[Items from a data source]
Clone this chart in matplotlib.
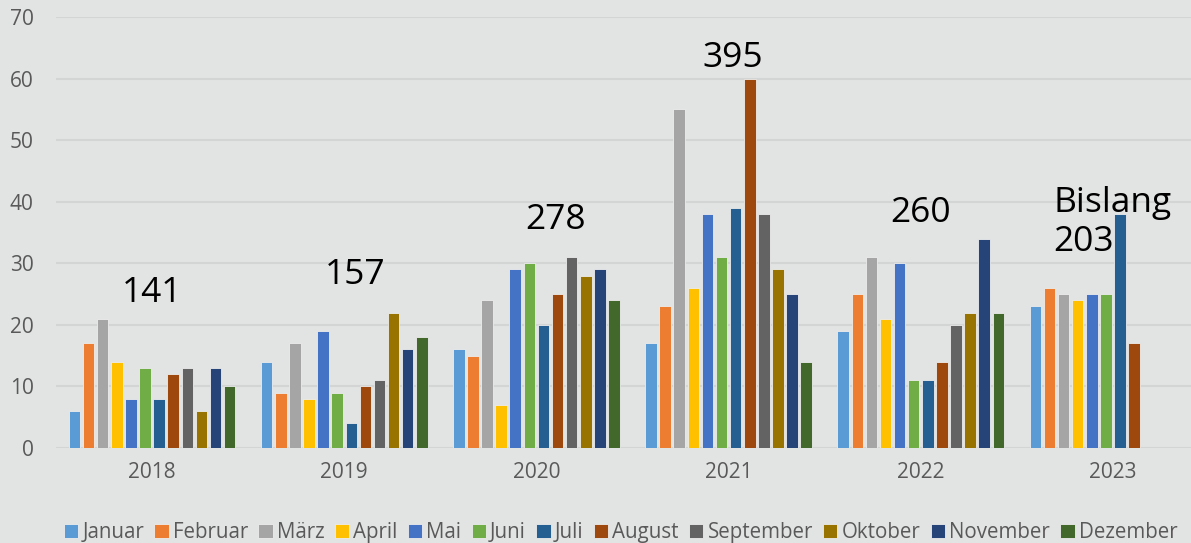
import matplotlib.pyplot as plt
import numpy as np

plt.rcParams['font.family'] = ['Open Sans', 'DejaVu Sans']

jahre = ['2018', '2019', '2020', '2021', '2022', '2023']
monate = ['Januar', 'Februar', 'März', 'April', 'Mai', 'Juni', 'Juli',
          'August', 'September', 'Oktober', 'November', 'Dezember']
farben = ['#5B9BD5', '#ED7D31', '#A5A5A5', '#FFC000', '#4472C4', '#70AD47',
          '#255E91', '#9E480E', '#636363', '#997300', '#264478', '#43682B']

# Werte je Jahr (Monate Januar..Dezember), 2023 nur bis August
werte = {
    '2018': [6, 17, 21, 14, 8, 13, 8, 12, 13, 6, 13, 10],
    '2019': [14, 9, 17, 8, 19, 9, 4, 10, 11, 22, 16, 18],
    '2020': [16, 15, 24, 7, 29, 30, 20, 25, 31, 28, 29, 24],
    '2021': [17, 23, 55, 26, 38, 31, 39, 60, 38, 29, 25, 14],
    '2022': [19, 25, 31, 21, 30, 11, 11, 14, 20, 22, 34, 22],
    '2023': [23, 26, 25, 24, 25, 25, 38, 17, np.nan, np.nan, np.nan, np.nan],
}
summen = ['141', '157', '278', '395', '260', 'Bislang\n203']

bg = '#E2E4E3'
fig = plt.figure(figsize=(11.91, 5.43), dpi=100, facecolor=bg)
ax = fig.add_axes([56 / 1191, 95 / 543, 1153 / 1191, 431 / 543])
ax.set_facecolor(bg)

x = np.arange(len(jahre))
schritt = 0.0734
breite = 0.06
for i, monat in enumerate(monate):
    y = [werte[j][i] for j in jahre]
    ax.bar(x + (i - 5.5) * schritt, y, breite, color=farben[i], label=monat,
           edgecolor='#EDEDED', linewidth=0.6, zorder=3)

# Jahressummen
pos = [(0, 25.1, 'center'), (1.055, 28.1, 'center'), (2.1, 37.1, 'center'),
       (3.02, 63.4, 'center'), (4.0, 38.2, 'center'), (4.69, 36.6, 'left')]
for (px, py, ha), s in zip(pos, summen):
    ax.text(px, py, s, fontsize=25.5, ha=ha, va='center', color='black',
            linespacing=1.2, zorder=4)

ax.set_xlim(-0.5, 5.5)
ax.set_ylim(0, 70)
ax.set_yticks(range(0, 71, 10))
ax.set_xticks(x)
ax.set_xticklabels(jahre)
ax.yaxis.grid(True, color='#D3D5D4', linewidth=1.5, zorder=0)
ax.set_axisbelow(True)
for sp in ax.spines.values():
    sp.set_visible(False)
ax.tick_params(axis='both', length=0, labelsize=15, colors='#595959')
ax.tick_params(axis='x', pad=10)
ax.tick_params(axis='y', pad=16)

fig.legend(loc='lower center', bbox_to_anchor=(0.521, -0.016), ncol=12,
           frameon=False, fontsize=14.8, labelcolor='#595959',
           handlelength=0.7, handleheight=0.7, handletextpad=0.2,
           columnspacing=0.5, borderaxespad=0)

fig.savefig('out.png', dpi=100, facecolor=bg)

==

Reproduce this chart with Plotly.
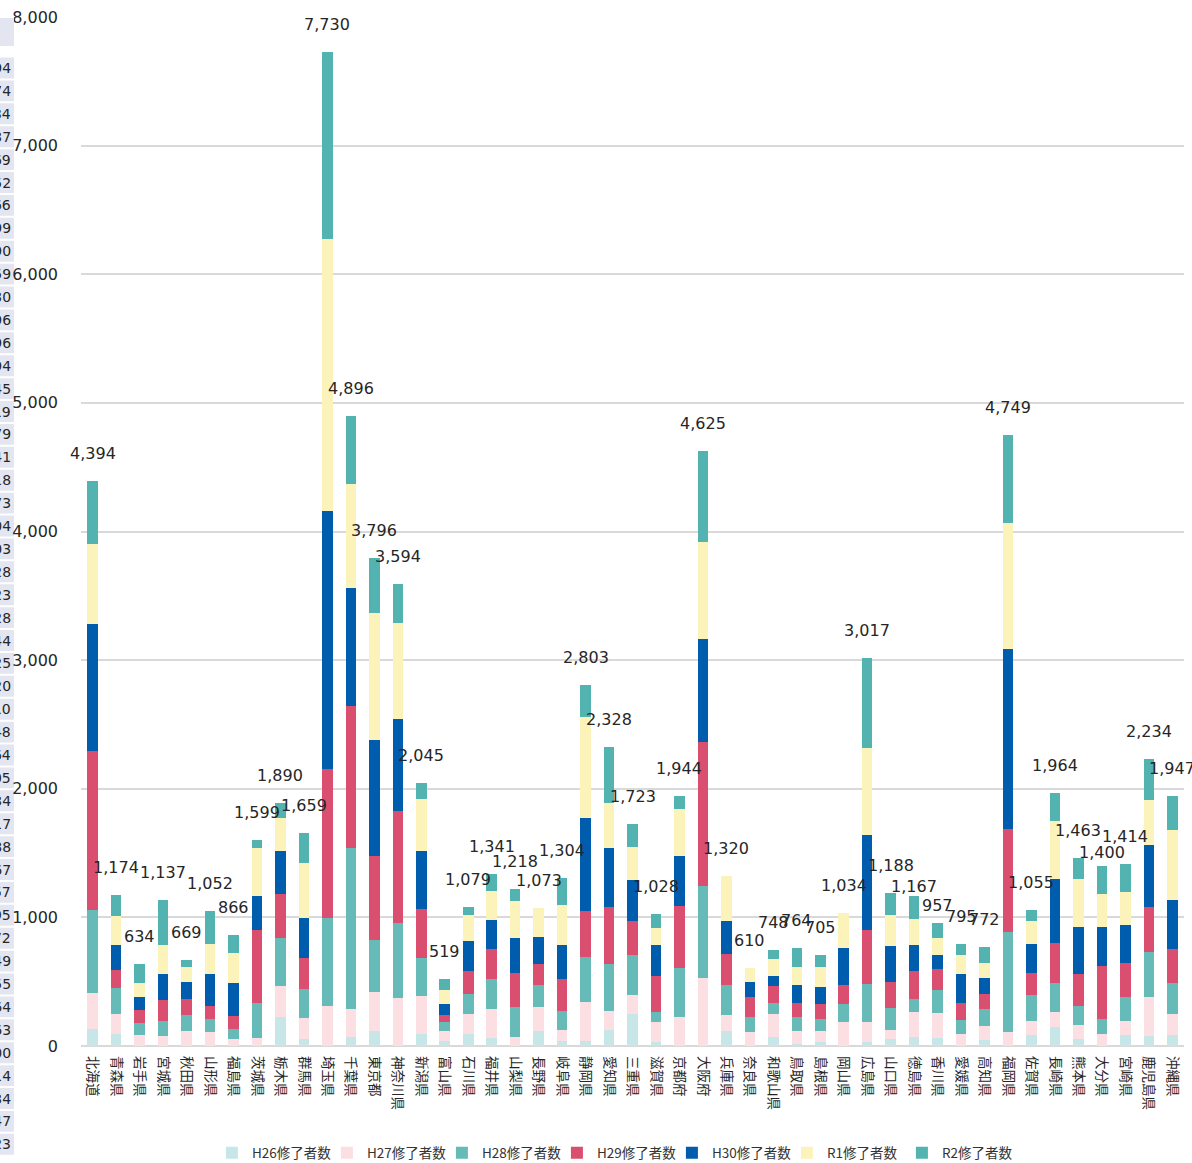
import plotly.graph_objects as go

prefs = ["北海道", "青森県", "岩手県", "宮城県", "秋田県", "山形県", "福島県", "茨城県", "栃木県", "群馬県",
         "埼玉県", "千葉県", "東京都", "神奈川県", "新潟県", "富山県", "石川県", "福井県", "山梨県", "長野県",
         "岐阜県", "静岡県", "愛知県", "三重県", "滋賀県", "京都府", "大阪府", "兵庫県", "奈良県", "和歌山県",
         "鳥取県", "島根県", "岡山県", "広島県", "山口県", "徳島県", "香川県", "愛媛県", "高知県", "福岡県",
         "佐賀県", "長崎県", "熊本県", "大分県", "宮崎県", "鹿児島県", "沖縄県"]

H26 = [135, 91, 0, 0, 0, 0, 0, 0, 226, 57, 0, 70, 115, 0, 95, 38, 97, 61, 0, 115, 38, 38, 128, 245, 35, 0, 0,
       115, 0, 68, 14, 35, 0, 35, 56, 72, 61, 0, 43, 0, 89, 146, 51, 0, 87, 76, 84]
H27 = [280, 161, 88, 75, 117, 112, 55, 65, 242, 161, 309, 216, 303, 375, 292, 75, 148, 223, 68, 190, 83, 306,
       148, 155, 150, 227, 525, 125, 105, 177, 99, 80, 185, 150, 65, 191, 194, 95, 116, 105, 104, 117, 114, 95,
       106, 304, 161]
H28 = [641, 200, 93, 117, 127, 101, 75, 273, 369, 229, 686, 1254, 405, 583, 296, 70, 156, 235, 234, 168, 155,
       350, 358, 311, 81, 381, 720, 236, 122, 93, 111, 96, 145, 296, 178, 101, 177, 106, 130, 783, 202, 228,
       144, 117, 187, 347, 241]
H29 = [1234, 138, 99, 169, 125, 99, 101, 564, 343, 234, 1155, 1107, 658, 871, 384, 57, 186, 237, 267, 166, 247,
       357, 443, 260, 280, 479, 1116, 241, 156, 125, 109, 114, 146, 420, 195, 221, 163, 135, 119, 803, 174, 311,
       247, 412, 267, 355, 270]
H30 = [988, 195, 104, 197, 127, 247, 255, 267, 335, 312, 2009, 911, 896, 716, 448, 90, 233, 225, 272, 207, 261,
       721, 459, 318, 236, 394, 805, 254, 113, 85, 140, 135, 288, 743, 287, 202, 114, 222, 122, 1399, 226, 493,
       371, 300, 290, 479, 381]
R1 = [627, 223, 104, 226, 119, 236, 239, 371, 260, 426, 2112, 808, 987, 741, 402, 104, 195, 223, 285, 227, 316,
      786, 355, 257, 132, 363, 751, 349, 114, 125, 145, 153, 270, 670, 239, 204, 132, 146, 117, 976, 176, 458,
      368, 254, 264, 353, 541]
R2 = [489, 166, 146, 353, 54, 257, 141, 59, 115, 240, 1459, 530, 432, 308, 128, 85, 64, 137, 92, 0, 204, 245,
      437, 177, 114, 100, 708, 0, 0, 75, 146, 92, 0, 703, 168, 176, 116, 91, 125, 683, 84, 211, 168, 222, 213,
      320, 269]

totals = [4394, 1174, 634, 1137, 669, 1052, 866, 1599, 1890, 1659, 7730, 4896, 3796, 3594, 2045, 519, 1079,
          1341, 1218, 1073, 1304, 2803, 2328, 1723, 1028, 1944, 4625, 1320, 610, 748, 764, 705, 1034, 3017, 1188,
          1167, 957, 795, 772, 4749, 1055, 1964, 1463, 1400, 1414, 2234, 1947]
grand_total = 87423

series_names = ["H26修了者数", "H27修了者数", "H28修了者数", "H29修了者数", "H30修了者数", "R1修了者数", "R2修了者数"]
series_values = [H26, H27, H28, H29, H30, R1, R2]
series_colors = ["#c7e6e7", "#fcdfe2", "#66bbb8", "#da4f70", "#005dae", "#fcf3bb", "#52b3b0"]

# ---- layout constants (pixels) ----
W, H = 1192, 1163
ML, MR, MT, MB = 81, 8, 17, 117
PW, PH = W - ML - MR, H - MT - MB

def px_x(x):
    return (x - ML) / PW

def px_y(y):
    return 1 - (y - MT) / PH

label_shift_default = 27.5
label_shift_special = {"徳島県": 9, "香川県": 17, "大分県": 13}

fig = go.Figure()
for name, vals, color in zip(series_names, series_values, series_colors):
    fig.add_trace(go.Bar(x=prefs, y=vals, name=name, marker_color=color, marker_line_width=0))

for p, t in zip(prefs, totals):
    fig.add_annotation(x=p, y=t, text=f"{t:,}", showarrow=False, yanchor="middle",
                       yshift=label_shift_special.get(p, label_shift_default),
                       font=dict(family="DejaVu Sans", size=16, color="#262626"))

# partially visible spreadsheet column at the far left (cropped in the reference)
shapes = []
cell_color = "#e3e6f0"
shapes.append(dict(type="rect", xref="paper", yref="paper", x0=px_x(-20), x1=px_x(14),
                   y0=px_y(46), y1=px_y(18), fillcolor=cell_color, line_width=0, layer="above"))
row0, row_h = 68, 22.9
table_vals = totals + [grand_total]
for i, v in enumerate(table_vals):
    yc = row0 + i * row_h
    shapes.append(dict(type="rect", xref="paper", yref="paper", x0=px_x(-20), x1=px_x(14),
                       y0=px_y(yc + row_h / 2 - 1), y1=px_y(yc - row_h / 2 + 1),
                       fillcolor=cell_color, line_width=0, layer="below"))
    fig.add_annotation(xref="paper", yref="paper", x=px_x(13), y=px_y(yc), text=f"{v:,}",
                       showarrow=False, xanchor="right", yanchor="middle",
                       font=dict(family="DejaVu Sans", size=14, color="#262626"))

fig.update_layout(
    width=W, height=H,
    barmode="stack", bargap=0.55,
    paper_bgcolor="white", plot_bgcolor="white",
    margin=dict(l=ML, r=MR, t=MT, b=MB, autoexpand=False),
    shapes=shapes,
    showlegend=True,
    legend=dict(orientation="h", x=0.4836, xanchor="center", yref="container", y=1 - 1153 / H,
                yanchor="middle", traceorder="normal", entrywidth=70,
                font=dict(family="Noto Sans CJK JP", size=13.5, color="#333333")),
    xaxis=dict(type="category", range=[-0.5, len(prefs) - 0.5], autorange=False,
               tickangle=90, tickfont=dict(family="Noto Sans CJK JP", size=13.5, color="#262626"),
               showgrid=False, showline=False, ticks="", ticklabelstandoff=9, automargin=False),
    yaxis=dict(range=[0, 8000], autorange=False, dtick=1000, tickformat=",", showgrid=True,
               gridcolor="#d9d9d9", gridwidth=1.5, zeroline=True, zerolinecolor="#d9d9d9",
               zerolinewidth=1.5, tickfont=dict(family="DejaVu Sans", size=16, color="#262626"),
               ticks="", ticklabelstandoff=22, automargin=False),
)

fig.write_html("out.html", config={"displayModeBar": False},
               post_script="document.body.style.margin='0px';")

__Your goal__
Give again, word for word, the part that opens with the line containing "Clone this chart in matplotlib." and closes with the one containing "edgecolor='#EDEDED', linewidth=0.6, zorder=3)". Include both of those lines and skip all pictures.

__Exercise output__
Clone this chart in matplotlib.
import matplotlib.pyplot as plt
import numpy as np

plt.rcParams['font.family'] = ['Open Sans', 'DejaVu Sans']

jahre = ['2018', '2019', '2020', '2021', '2022', '2023']
monate = ['Januar', 'Februar', 'März', 'April', 'Mai', 'Juni', 'Juli',
          'August', 'September', 'Oktober', 'November', 'Dezember']
farben = ['#5B9BD5', '#ED7D31', '#A5A5A5', '#FFC000', '#4472C4', '#70AD47',
          '#255E91', '#9E480E', '#636363', '#997300', '#264478', '#43682B']

# Werte je Jahr (Monate Januar..Dezember), 2023 nur bis August
werte = {
    '2018': [6, 17, 21, 14, 8, 13, 8, 12, 13, 6, 13, 10],
    '2019': [14, 9, 17, 8, 19, 9, 4, 10, 11, 22, 16, 18],
    '2020': [16, 15, 24, 7, 29, 30, 20, 25, 31, 28, 29, 24],
    '2021': [17, 23, 55, 26, 38, 31, 39, 60, 38, 29, 25, 14],
    '2022': [19, 25, 31, 21, 30, 11, 11, 14, 20, 22, 34, 22],
    '2023': [23, 26, 25, 24, 25, 25, 38, 17, np.nan, np.nan, np.nan, np.nan],
}
summen = ['141', '157', '278', '395', '260', 'Bislang\n203']

bg = '#E2E4E3'
fig = plt.figure(figsize=(11.91, 5.43), dpi=100, facecolor=bg)
ax = fig.add_axes([56 / 1191, 95 / 543, 1153 / 1191, 431 / 543])
ax.set_facecolor(bg)

x = np.arange(len(jahre))
schritt = 0.0734
breite = 0.06
for i, monat in enumerate(monate):
    y = [werte[j][i] for j in jahre]
    ax.bar(x + (i - 5.5) * schritt, y, breite, color=farben[i], label=monat,
           edgecolor='#EDEDED', linewidth=0.6, zorder=3)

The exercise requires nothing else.